> **Short task**:
Leave out the pictures and set down exactly the lines from the start of the listing through the one with "grid_col = '#D9D9D9'", both included.

> **Data block**:

>> begin

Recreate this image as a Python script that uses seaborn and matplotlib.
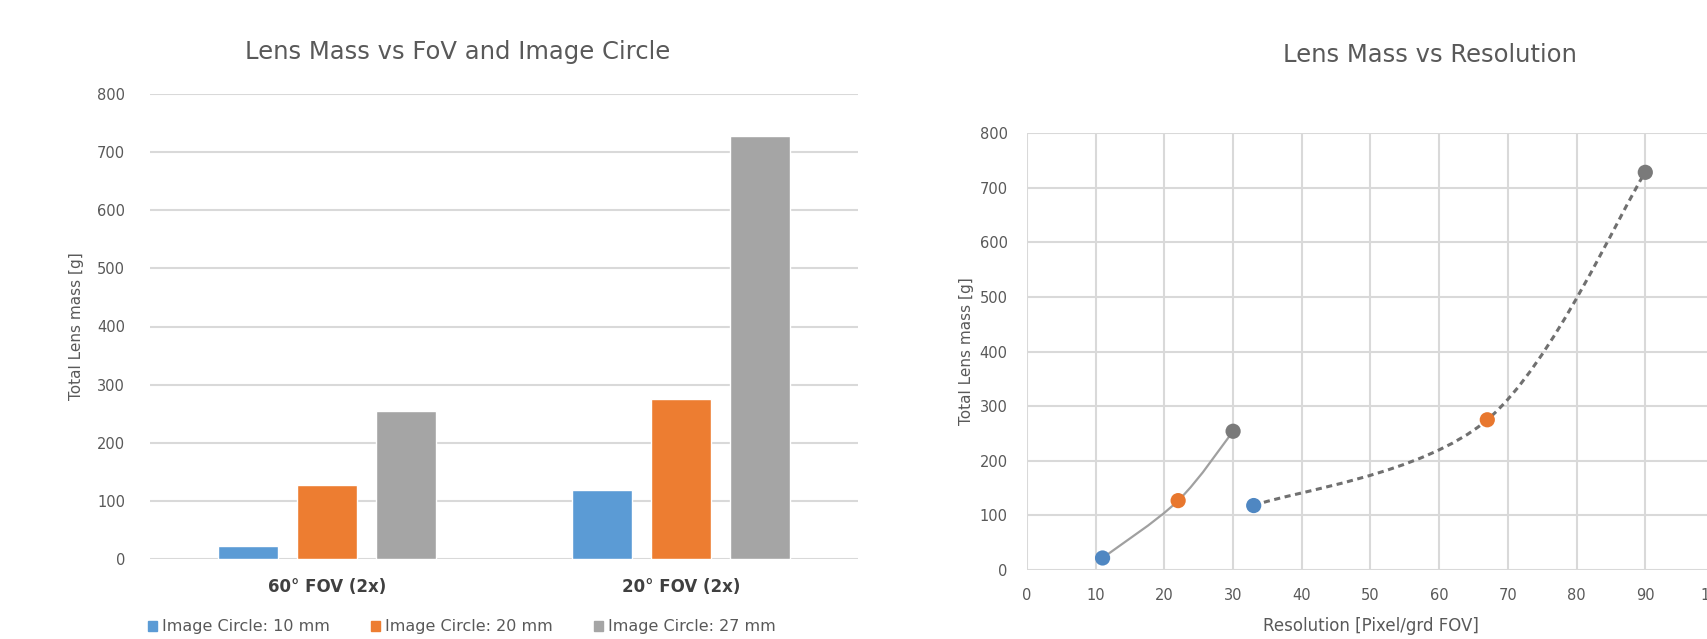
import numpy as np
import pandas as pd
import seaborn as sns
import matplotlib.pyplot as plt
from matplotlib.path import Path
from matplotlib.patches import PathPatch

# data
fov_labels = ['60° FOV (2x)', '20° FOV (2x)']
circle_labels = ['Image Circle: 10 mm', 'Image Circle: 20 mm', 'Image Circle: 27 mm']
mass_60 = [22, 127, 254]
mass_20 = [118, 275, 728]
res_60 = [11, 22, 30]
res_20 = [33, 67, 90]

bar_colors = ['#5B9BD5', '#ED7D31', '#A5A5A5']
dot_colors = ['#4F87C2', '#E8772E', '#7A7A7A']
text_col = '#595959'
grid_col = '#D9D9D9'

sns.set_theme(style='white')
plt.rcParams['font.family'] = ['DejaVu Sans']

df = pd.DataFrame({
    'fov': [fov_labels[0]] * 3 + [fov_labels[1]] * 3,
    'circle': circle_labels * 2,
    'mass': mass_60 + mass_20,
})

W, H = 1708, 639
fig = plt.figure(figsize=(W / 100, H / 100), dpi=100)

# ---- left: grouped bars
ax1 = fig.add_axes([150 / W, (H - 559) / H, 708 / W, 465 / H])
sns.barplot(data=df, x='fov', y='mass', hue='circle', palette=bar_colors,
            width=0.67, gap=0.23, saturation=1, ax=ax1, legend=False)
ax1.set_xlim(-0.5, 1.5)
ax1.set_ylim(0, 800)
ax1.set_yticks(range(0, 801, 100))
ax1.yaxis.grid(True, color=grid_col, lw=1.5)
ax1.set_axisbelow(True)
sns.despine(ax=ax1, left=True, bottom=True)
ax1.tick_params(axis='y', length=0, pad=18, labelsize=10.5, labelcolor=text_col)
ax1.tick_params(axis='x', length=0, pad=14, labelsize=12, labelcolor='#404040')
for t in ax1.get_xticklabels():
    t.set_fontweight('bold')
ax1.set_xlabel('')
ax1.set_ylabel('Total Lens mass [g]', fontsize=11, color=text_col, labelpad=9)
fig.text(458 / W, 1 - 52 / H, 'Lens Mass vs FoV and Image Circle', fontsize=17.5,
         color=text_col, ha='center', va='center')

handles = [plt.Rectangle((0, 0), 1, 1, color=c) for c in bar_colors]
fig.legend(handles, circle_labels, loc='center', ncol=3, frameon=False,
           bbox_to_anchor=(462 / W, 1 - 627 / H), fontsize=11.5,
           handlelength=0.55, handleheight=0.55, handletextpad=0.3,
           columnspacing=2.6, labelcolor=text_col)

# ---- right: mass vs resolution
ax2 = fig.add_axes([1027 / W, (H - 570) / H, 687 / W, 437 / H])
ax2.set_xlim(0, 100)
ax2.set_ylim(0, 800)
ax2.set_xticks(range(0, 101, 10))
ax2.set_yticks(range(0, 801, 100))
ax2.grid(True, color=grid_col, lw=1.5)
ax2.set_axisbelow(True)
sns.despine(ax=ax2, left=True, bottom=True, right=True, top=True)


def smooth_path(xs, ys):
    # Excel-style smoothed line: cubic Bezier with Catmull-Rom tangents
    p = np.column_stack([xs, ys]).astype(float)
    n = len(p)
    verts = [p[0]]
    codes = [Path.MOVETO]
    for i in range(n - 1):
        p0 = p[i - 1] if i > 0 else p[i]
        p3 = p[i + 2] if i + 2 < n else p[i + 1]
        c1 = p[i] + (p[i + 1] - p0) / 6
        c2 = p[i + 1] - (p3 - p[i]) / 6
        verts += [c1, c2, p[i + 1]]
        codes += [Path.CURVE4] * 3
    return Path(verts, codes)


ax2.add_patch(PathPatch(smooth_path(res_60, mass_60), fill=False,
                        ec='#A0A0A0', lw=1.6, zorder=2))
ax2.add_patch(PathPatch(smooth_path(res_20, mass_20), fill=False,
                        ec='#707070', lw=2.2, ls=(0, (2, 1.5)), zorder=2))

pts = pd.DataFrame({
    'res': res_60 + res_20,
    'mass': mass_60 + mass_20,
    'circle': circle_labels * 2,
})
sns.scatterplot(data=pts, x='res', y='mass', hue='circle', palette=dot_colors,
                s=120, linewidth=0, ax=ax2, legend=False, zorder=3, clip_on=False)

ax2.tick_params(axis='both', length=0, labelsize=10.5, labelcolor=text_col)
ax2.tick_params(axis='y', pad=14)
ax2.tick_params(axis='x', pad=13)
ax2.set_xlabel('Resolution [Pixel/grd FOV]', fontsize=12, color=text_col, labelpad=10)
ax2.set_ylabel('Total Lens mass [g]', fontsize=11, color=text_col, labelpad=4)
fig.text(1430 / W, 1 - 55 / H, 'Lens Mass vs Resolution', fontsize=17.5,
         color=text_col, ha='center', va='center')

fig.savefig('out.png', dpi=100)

>> end

> **Exercise result**:
Recreate this image as a Python script that uses seaborn and matplotlib.
import numpy as np
import pandas as pd
import seaborn as sns
import matplotlib.pyplot as plt
from matplotlib.path import Path
from matplotlib.patches import PathPatch

# data
fov_labels = ['60° FOV (2x)', '20° FOV (2x)']
circle_labels = ['Image Circle: 10 mm', 'Image Circle: 20 mm', 'Image Circle: 27 mm']
mass_60 = [22, 127, 254]
mass_20 = [118, 275, 728]
res_60 = [11, 22, 30]
res_20 = [33, 67, 90]

bar_colors = ['#5B9BD5', '#ED7D31', '#A5A5A5']
dot_colors = ['#4F87C2', '#E8772E', '#7A7A7A']
text_col = '#595959'
grid_col = '#D9D9D9'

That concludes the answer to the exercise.